* [Problem description]
Without the pictures, extract every line from the start of the material to the line containing "65.9, 73.3, 72.7]", both ends included.

···

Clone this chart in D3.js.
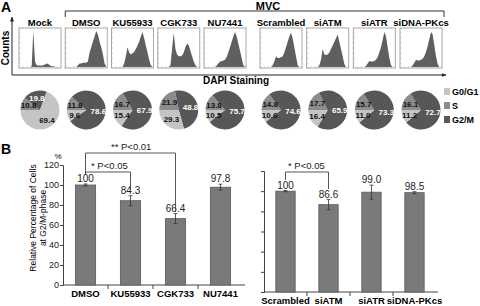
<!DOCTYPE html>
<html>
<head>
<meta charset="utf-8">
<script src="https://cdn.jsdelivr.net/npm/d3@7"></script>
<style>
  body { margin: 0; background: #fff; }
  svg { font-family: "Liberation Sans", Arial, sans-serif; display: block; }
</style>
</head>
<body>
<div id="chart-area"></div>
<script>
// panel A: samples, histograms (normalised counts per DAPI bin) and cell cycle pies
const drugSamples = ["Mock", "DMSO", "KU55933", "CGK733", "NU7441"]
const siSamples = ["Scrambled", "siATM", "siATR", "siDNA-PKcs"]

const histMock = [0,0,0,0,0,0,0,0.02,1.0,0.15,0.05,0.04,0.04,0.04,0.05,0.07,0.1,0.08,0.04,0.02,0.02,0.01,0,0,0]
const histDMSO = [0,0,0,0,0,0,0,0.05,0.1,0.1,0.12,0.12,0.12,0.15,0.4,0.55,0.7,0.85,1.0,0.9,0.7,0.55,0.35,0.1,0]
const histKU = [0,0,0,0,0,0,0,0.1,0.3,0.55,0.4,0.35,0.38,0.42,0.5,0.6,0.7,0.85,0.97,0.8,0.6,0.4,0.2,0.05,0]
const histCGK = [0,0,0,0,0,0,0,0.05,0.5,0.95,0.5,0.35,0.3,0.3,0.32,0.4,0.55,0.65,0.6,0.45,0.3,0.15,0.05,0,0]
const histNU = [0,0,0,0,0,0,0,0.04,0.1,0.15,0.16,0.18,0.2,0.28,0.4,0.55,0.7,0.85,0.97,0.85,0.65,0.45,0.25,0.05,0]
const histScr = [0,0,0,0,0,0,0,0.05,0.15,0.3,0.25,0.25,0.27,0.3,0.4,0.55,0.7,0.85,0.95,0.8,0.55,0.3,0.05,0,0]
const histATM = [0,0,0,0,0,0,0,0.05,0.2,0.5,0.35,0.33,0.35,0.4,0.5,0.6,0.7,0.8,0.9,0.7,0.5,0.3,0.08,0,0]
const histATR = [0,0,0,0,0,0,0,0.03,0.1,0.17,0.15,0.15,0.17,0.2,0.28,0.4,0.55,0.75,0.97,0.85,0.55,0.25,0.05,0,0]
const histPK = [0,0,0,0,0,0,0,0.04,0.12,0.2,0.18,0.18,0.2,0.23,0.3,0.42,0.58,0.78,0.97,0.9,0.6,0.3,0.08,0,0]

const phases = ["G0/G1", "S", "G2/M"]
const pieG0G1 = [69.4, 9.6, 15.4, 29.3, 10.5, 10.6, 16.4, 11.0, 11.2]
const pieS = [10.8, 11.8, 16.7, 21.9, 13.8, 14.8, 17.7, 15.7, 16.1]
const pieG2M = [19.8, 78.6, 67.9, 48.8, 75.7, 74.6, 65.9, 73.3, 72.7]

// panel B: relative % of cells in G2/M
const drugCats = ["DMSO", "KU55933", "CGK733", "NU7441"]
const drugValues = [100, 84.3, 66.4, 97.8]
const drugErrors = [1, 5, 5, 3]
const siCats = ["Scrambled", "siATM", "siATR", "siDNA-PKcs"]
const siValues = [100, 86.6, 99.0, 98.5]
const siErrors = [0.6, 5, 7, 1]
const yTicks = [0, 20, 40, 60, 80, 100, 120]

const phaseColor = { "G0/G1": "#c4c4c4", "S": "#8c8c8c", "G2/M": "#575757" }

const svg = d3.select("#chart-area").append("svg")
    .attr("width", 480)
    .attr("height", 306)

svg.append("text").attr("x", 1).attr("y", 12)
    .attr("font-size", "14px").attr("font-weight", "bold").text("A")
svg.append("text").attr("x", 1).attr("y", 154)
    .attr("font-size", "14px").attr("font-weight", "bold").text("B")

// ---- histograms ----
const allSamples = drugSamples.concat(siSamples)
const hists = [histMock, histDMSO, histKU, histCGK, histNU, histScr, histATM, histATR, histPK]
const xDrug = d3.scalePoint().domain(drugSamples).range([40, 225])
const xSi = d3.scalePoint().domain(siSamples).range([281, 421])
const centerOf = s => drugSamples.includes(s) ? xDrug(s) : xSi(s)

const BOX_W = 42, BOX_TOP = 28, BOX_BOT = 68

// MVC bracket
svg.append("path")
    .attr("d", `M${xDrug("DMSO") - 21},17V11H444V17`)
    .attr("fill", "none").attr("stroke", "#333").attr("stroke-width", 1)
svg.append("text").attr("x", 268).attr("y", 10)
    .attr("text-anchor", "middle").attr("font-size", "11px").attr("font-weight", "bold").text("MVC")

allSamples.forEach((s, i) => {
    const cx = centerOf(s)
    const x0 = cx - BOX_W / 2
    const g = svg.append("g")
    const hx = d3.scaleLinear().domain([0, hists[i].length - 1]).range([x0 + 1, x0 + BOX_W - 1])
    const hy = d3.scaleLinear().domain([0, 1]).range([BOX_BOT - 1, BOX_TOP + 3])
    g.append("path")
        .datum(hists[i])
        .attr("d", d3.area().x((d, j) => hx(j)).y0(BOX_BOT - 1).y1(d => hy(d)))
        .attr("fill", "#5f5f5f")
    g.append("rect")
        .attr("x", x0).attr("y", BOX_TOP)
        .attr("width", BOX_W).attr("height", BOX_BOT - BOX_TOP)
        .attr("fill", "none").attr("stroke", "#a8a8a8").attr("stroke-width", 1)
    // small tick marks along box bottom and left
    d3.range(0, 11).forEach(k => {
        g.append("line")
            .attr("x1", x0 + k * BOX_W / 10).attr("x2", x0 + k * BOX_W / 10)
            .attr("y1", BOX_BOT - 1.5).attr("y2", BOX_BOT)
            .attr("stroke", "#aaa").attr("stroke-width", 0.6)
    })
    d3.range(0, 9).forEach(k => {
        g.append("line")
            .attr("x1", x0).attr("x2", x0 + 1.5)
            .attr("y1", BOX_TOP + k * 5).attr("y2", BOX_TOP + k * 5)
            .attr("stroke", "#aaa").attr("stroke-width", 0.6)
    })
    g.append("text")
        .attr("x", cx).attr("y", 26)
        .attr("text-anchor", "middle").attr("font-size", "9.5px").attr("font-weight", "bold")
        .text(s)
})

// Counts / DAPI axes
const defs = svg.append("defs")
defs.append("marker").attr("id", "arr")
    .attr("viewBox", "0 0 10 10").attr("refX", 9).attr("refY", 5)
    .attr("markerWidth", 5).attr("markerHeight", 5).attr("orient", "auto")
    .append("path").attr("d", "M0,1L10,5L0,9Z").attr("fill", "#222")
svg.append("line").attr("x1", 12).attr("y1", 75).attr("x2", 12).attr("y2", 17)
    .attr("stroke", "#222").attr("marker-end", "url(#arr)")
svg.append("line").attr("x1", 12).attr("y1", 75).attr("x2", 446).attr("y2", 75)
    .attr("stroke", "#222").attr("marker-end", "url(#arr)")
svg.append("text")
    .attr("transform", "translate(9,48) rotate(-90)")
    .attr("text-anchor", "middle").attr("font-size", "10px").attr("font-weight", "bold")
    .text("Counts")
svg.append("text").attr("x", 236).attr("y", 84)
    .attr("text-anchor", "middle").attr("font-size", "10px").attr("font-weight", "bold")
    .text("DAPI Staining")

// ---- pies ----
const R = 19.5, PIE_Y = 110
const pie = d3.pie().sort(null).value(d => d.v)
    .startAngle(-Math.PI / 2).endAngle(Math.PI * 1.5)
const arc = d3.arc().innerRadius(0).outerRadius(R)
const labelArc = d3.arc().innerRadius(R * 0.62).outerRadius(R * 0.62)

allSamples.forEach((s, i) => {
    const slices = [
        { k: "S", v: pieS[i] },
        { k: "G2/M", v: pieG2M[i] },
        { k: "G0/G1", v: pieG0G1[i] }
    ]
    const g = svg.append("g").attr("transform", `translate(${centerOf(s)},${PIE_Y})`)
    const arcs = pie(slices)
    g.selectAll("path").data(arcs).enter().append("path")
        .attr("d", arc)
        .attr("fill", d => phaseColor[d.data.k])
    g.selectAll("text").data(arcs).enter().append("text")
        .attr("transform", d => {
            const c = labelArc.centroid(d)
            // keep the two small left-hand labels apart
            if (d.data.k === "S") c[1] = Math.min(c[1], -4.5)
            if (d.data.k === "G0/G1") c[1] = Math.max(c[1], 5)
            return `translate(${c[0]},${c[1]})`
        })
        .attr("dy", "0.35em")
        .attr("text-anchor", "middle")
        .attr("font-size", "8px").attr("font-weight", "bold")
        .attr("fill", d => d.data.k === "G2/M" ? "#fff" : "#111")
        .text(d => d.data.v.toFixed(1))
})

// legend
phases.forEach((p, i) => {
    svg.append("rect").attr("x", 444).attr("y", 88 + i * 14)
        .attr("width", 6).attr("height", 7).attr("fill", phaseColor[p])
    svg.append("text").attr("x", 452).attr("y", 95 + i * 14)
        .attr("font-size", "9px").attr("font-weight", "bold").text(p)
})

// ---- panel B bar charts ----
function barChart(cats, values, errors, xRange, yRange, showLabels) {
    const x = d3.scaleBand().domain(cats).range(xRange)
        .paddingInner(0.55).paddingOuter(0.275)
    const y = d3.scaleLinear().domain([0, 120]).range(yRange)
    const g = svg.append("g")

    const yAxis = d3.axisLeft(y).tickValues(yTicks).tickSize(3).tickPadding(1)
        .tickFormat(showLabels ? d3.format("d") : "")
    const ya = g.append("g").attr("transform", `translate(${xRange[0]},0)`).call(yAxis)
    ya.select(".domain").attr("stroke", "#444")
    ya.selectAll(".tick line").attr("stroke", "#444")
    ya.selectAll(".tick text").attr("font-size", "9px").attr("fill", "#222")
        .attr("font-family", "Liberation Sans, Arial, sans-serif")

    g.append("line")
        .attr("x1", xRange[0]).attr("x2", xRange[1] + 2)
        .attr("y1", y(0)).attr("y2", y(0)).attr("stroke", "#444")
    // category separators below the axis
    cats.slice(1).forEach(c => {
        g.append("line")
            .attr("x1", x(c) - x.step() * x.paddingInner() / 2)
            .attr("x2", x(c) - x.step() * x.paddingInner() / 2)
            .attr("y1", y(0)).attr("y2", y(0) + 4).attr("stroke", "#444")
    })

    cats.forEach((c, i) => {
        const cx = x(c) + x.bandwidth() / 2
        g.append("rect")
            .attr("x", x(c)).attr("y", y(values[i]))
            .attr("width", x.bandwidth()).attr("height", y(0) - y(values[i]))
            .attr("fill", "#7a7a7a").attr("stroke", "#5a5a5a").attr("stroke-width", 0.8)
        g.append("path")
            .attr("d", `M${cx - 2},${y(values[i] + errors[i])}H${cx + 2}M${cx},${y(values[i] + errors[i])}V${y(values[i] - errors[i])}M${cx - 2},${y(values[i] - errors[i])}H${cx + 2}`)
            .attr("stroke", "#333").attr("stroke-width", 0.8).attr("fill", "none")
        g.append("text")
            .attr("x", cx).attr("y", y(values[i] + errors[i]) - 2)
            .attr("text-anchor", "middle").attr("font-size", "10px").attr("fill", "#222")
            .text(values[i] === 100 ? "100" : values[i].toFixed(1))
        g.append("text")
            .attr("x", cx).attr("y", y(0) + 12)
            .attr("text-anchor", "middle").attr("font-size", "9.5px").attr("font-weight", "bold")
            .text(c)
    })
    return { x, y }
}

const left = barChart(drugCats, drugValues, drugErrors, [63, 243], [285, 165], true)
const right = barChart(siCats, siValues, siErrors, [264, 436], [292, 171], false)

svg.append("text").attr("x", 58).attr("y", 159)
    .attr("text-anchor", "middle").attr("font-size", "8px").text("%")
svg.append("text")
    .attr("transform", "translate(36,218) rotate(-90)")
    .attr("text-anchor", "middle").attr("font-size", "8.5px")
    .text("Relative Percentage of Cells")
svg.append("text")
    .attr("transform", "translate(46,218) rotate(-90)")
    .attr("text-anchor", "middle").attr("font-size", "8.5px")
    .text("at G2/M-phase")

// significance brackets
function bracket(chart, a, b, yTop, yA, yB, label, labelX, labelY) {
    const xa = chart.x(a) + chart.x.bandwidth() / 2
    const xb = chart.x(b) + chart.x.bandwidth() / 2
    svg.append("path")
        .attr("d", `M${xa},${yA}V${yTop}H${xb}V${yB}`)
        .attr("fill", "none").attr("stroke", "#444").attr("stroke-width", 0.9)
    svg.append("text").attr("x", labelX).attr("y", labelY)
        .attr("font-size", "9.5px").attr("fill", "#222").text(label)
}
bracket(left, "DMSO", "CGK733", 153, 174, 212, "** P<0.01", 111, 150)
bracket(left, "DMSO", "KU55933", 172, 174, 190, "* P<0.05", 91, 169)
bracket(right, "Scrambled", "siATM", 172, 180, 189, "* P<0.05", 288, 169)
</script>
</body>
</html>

···

* [The result]
Clone this chart in D3.js.
<!DOCTYPE html>
<html>
<head>
<meta charset="utf-8">
<script src="https://cdn.jsdelivr.net/npm/d3@7"></script>
<style>
  body { margin: 0; background: #fff; }
  svg { font-family: "Liberation Sans", Arial, sans-serif; display: block; }
</style>
</head>
<body>
<div id="chart-area"></div>
<script>
// panel A: samples, histograms (normalised counts per DAPI bin) and cell cycle pies
const drugSamples = ["Mock", "DMSO", "KU55933", "CGK733", "NU7441"]
const siSamples = ["Scrambled", "siATM", "siATR", "siDNA-PKcs"]

const histMock = [0,0,0,0,0,0,0,0.02,1.0,0.15,0.05,0.04,0.04,0.04,0.05,0.07,0.1,0.08,0.04,0.02,0.02,0.01,0,0,0]
const histDMSO = [0,0,0,0,0,0,0,0.05,0.1,0.1,0.12,0.12,0.12,0.15,0.4,0.55,0.7,0.85,1.0,0.9,0.7,0.55,0.35,0.1,0]
const histKU = [0,0,0,0,0,0,0,0.1,0.3,0.55,0.4,0.35,0.38,0.42,0.5,0.6,0.7,0.85,0.97,0.8,0.6,0.4,0.2,0.05,0]
const histCGK = [0,0,0,0,0,0,0,0.05,0.5,0.95,0.5,0.35,0.3,0.3,0.32,0.4,0.55,0.65,0.6,0.45,0.3,0.15,0.05,0,0]
const histNU = [0,0,0,0,0,0,0,0.04,0.1,0.15,0.16,0.18,0.2,0.28,0.4,0.55,0.7,0.85,0.97,0.85,0.65,0.45,0.25,0.05,0]
const histScr = [0,0,0,0,0,0,0,0.05,0.15,0.3,0.25,0.25,0.27,0.3,0.4,0.55,0.7,0.85,0.95,0.8,0.55,0.3,0.05,0,0]
const histATM = [0,0,0,0,0,0,0,0.05,0.2,0.5,0.35,0.33,0.35,0.4,0.5,0.6,0.7,0.8,0.9,0.7,0.5,0.3,0.08,0,0]
const histATR = [0,0,0,0,0,0,0,0.03,0.1,0.17,0.15,0.15,0.17,0.2,0.28,0.4,0.55,0.75,0.97,0.85,0.55,0.25,0.05,0,0]
const histPK = [0,0,0,0,0,0,0,0.04,0.12,0.2,0.18,0.18,0.2,0.23,0.3,0.42,0.58,0.78,0.97,0.9,0.6,0.3,0.08,0,0]

const phases = ["G0/G1", "S", "G2/M"]
const pieG0G1 = [69.4, 9.6, 15.4, 29.3, 10.5, 10.6, 16.4, 11.0, 11.2]
const pieS = [10.8, 11.8, 16.7, 21.9, 13.8, 14.8, 17.7, 15.7, 16.1]
const pieG2M = [19.8, 78.6, 67.9, 48.8, 75.7, 74.6, 65.9, 73.3, 72.7]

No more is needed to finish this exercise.